Per il Centro Fly, che rinnova lo spazio espositivo dell’azienda omonima di cucine all’americana e accessori dei primi anni 50, Aulenti allestisce circa duemila metri quadrati su tre piani, collegati da scale mobili color arancio. Eliminando le pareti verticali, ottiene uno spazio aperto e fluido, dove gli oggetti sono disposti su articolate pedane di varie altezze rivestite in moquette nocciola, mentre alte fioriere in metallo, sempre arancioni, fungono da elemento conduttore. Sugli estesi e piatti soffitti si alternano zone luminose, opache e a specchio, mentre sulle pareti perimetrali motivi geometrici rigati e chiazzati bianchi e neri, tratti dalle contemporanee ricerche optical, ritmano, dinamizzano, disorientano l’atmosfera. L’intervento visuale è progettato dal gruppo Unimark (Massimo Vignelli, Bob Noorda, Salvatore Gregorietti), che su analoghi segni grafici bicolor basa anche il marchio e l’immagine coordinata, dalla carta da imballaggio ai cuscini – disegnati da Ornella Noorda e Anna Fasolis – che ci si può liberamente portare appresso nel negozio componendo a terra “zebre e giaguari”. Si deforma addosso invece il motivo a scacchi degli abiti e delle calze delle commesse, abbinati a tunica e scarpe nere, disegnati da Mariuccia Mandelli. In più, sono in vendita multipli d’artista, firmati e numerati da uno a trenta, tra cui due Cronotopi di Nanda Vigo, i cilindri di Lucio Fontana, una scultura metallica di Luciano Fabro, oggetti cinetici di Gianni Colombo e Gabriele De Vecchi e pezzi a colori di Pietro Bolla, Lorenzo Griotti e Sergio Anelli. 

Insomma, architetti, grafici, stilisti, artisti tra i più importanti del momento e della storia italiana, per allestire un grande magazzino a ingresso libero, che vende mobili e complementi d’arredo a prezzi per tutte le tasche. Innanzitutto i migliori pezzi della produzione italiana, dalla leggera ed economica sedia pieghevole Black and White della Aulenti dall’imballo limitato, da portare via subito (disegnata per il Centro, poi prodotta da Zanotta) alle lampade in metallo e alabastro di Umberto Riva; ma anche le sedie di Gregotti-Meneghetti-Stoppino (prodotte da Sim), bronzi e ceramiche di Angelo Mangiarotti e pezzi di Achillee Pier Giacomo Castiglioni, come il tavolino Cacciavite o la seduta Allunaggio (Zanotta). Proprio ai due fratelli è dedicata nel marzo 1966 la seconda (e ultima) mostra organizzata dal Centro, preceduta da quella inaugurale su Ettore Sottsass jr. Vi erano esposti anche mobili provenienti da altre parti del mondo: «Sceglievo», commenta la Aulenti, «divani statunitensi, lampade norvegesi o tavolini giapponesi e i proprietari si fidavano». 

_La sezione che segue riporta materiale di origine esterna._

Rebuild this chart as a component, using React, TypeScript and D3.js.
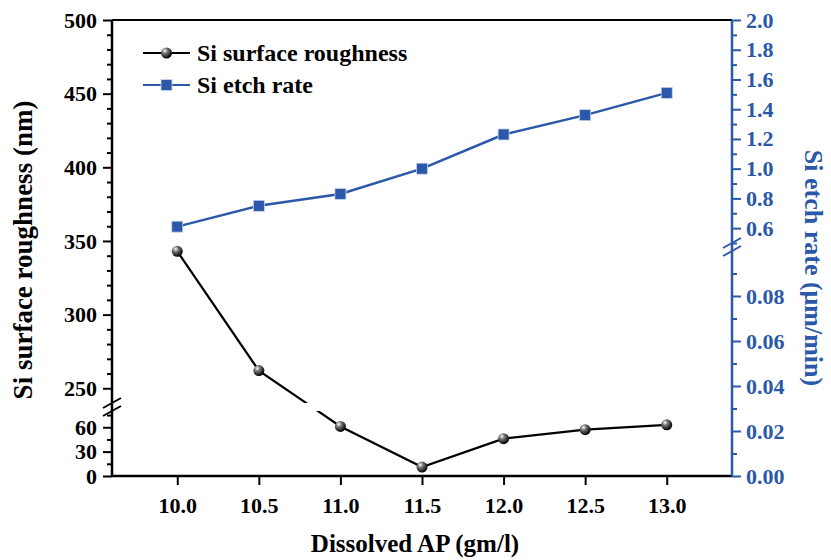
import React from "react";
import * as d3 from "d3";

// Dissolved AP concentration (gm/l)
const apConc = [10.0, 10.5, 11.0, 11.5, 12.0, 12.5, 13.0];
// Si surface roughness (nm)
const roughness = [343, 262, 61, 11, 46, 57, 63];
// Si etch rate (um/min)
const etchRate = [0.61, 0.75, 0.83, 1.0, 1.23, 1.36, 1.51];

const xTicks = [10.0, 10.5, 11.0, 11.5, 12.0, 12.5, 13.0];
const roughUpperTicks = [250, 300, 350, 400, 450, 500];
const roughLowerTicks = [0, 30, 60];
const etchUpperTicks = [0.6, 0.8, 1.0, 1.2, 1.4, 1.6, 1.8, 2.0];
const etchLowerTicks = [0, 0.02, 0.04, 0.06, 0.08];

const BLUE = "#2b58a8";
const FONT = "'Liberation Serif', 'Times New Roman', serif";

const Chart = () => {
  const svgRef = React.useRef<SVGSVGElement | null>(null);

  const width = 831;
  const height = 560;
  const left = 112;
  const right = 732;
  const top = 20;
  const bottom = 476;
  const roughBreak = [403, 411]; // upper panel bottom, lower panel top
  const etchBreak = [243, 251];

  React.useEffect(() => {
    drawChart(svgRef);
  }, [svgRef]);

  function drawChart(ref: React.MutableRefObject<SVGSVGElement | null>) {
    const svg = d3.select(ref.current);
    svg.selectAll("*").remove();

    const x = d3.scaleLinear().domain([9.6, 13.4]).range([left, right]);
    const yRoughUp = d3.scaleLinear().domain([240, 500]).range([roughBreak[0], top]);
    const yRoughLow = d3.scaleLinear().domain([0, 80]).range([bottom, roughBreak[1]]);
    const yEtchUp = d3.scaleLinear().domain([0.5, 2.0]).range([etchBreak[0], top]);
    const yEtchLow = d3.scaleLinear().domain([0, 0.1]).range([bottom, etchBreak[1]]);

    const yRough = (v: number) => (v >= 240 ? yRoughUp(v) : yRoughLow(v));
    const yEtch = (v: number) => (v >= 0.5 ? yEtchUp(v) : yEtchLow(v));

    const defs = svg.append("defs");
    const grad = defs
      .append("radialGradient")
      .attr("id", "ball")
      .attr("cx", "35%")
      .attr("cy", "30%")
      .attr("r", "70%");
    grad.append("stop").attr("offset", "0%").attr("stop-color", "#ffffff");
    grad.append("stop").attr("offset", "35%").attr("stop-color", "#777777");
    grad.append("stop").attr("offset", "100%").attr("stop-color", "#000000");

    defs
      .append("clipPath")
      .attr("id", "clipUp")
      .append("rect")
      .attr("x", 0)
      .attr("y", 0)
      .attr("width", width)
      .attr("height", roughBreak[0]);
    defs
      .append("clipPath")
      .attr("id", "clipLow")
      .append("rect")
      .attr("x", 0)
      .attr("y", roughBreak[1])
      .attr("width", width)
      .attr("height", height - roughBreak[1]);

    // frame: top
    svg
      .append("line")
      .attr("x1", left)
      .attr("x2", right)
      .attr("y1", top)
      .attr("y2", top)
      .attr("stroke", "#000")
      .attr("stroke-width", 2);

    const styleAxis = (g: any, color: string, size: number) => {
      g.select(".domain").remove();
      g.selectAll("line").attr("stroke", color).attr("stroke-width", 2);
      g.selectAll("text")
        .attr("fill", color)
        .style("font-family", FONT)
        .style("font-weight", "bold")
        .style("font-size", `${size}px`);
    };

    // x axis
    const gx = svg
      .append("g")
      .attr("transform", `translate(0,${bottom})`)
      .call(
        d3
          .axisBottom(x)
          .tickValues(xTicks)
          .tickSize(9)
          .tickPadding(12)
          .tickFormat(d3.format(".1f") as any)
      );
    styleAxis(gx, "#000", 22);
    svg
      .append("line")
      .attr("x1", left)
      .attr("x2", right)
      .attr("y1", bottom)
      .attr("y2", bottom)
      .attr("stroke", "#000")
      .attr("stroke-width", 2.5);

    // left axis (broken)
    const leftAxes: [any, number[], number[]][] = [
      [yRoughUp, roughUpperTicks, d3.range(250, 500, 10).filter((v) => v % 50 !== 0)],
      [yRoughLow, roughLowerTicks, [15, 45, 75]],
    ];
    leftAxes.forEach(([scale, major, minor]) => {
      const gMinor = svg
        .append("g")
        .attr("transform", `translate(${left},0)`)
        .call(d3.axisLeft(scale).tickValues(minor).tickSize(5).tickFormat(() => ""));
      styleAxis(gMinor, "#000", 22);
      const gMajor = svg
        .append("g")
        .attr("transform", `translate(${left},0)`)
        .call(d3.axisLeft(scale).tickValues(major).tickSize(9).tickPadding(6));
      styleAxis(gMajor, "#000", 22);
    });
    svg
      .append("line")
      .attr("x1", left)
      .attr("x2", left)
      .attr("y1", top)
      .attr("y2", bottom)
      .attr("stroke", "#000")
      .attr("stroke-width", 2.5);

    // right axis (broken)
    const rightAxes: [any, number[], number[], string][] = [
      [yEtchUp, etchUpperTicks, d3.range(5, 20, 2).map((v) => v / 10), ".1f"],
      [yEtchLow, etchLowerTicks, [0.01, 0.03, 0.05, 0.07, 0.09], ".2f"],
    ];
    rightAxes.forEach(([scale, major, minor, fmt]) => {
      const gMinor = svg
        .append("g")
        .attr("transform", `translate(${right},0)`)
        .call(d3.axisRight(scale).tickValues(minor).tickSize(5).tickFormat(() => ""));
      styleAxis(gMinor, BLUE, 22);
      const gMajor = svg
        .append("g")
        .attr("transform", `translate(${right},0)`)
        .call(
          d3
            .axisRight(scale)
            .tickValues(major)
            .tickSize(9)
            .tickPadding(5)
            .tickFormat(d3.format(fmt) as any)
        );
      styleAxis(gMajor, BLUE, 22);
    });
    svg
      .append("line")
      .attr("x1", right)
      .attr("x2", right)
      .attr("y1", top)
      .attr("y2", bottom)
      .attr("stroke", BLUE)
      .attr("stroke-width", 2.5);

    // break marks
    const breakMark = (cx: number, cy: number, color: string) => {
      [-4, 4].forEach((dy) => {
        svg
          .append("line")
          .attr("x1", cx - 9)
          .attr("y1", cy + dy + 5)
          .attr("x2", cx + 9)
          .attr("y2", cy + dy - 5)
          .attr("stroke", color)
          .attr("stroke-width", 2);
      });
    };
    breakMark(left, (roughBreak[0] + roughBreak[1]) / 2, "#000");
    breakMark(right, (etchBreak[0] + etchBreak[1]) / 2, BLUE);

    // roughness line, clipped at the axis break
    const idx = d3.range(apConc.length);
    const roughLine = d3
      .line<number>()
      .x((i) => x(apConc[i]))
      .y((i) => yRough(roughness[i]));
    ["clipUp", "clipLow"].forEach((c) => {
      svg
        .append("path")
        .attr("d", roughLine(idx))
        .attr("fill", "none")
        .attr("stroke", "#000")
        .attr("stroke-width", 2.2)
        .attr("clip-path", `url(#${c})`);
    });

    const etchLine = d3
      .line<number>()
      .x((i) => x(apConc[i]))
      .y((i) => yEtch(etchRate[i]));
    svg
      .append("path")
      .attr("d", etchLine(idx))
      .attr("fill", "none")
      .attr("stroke", BLUE)
      .attr("stroke-width", 2.5);

    // markers
    svg
      .selectAll(".ball")
      .data(idx)
      .enter()
      .append("circle")
      .attr("cx", (i) => x(apConc[i]))
      .attr("cy", (i) => yRough(roughness[i]))
      .attr("r", 5.5)
      .attr("fill", "url(#ball)");

    svg
      .selectAll(".sq")
      .data(idx)
      .enter()
      .append("rect")
      .attr("x", (i) => x(apConc[i]) - 5.5)
      .attr("y", (i) => yEtch(etchRate[i]) - 5.5)
      .attr("width", 11)
      .attr("height", 11)
      .attr("fill", BLUE)
      .attr("stroke", "#c8d4ec")
      .attr("stroke-width", 0.8);

    // legend
    const legend = svg.append("g").attr("transform", "translate(143,53)");
    const items = [
      { label: "Si surface roughness", color: "#000", kind: "ball" },
      { label: "Si etch rate", color: BLUE, kind: "sq" },
    ];
    items.forEach((it, k) => {
      const g = legend.append("g").attr("transform", `translate(0,${k * 32})`);
      g.append("line")
        .attr("x1", 0)
        .attr("x2", 47)
        .attr("y1", 0)
        .attr("y2", 0)
        .attr("stroke", it.color)
        .attr("stroke-width", 2.2);
      if (it.kind === "ball") {
        g.append("circle").attr("cx", 23.5).attr("cy", 0).attr("r", 5.5).attr("fill", "url(#ball)");
      } else {
        g.append("rect")
          .attr("x", 18)
          .attr("y", -5.5)
          .attr("width", 11)
          .attr("height", 11)
          .attr("fill", BLUE)
          .attr("stroke", "#c8d4ec")
          .attr("stroke-width", 0.8);
      }
      g.append("text")
        .attr("x", 54)
        .attr("y", 8)
        .text(it.label)
        .style("font-family", FONT)
        .style("font-weight", "bold")
        .style("font-size", "24px")
        .attr("fill", "#000");
    });

    // axis titles
    svg
      .append("text")
      .attr("x", 415)
      .attr("y", 552)
      .attr("text-anchor", "middle")
      .text("Dissolved AP (gm/l)")
      .style("font-family", FONT)
      .style("font-weight", "bold")
      .style("font-size", "25px");

    svg
      .append("text")
      .attr("transform", `translate(32,250) rotate(-90)`)
      .attr("text-anchor", "middle")
      .text("Si surface roughness (nm)")
      .style("font-family", FONT)
      .style("font-weight", "bold")
      .style("font-size", "27px");

    svg
      .append("text")
      .attr("transform", `translate(805,268) rotate(90)`)
      .attr("text-anchor", "middle")
      .attr("fill", BLUE)
      .text("Si etch rate (\u03bcm/min)")
      .style("font-family", FONT)
      .style("font-weight", "bold")
      .style("font-size", "26px");
  }

  return (
    <svg
      width={width}
      height={height}
      ref={svgRef}
      style={{ position: "absolute", left: 0, top: 0, background: "#fff" }}
    />
  );
};

export default function App() {
  return <Chart />;
}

Ci sono dunque sgabelli di Alvar Aalto a fianco della prestigiosa sedia di Richard Riemerschmid del 1899 e vasti divani mammouth dagli enormi braccioli-materasso. Un reparto è dedicato agli arredi per bambini: le pareti sono dipinte da Enzo Mari ispirandosi a un “bosco”, gli arredi sono mobili finlandesi e la serie Junior di Casaluci progettata da Mangiarotti. «Il ballo è stato il simbolo del piacere di ritrovarsi, conoscersi, stare assieme, vestirsi-travestirsi, caratteristico di quel momento a Milano, e questo antesignano del megastore permetteva di scegliere cose che potevano far distinguere le case dei giovani, di abbandonare per sempre i mobili in stile dei padri», afferma Giulia Borgese, che ha collaborato a una mostra fotografica dedicata all’evento dallo spazio Azibul di Milano, nel 2004. Un modo nuovo e avanzato di intendere il design, la distribuzione e la vendita dell’arredo. Ma tutto troppo presto: qualche anno dopo il Centro Fly chiude, avendo però lanciato il segnale importante di una differente maniera di immaginare la casa, l’abitare e il vivere. I tempi stavano cambiando.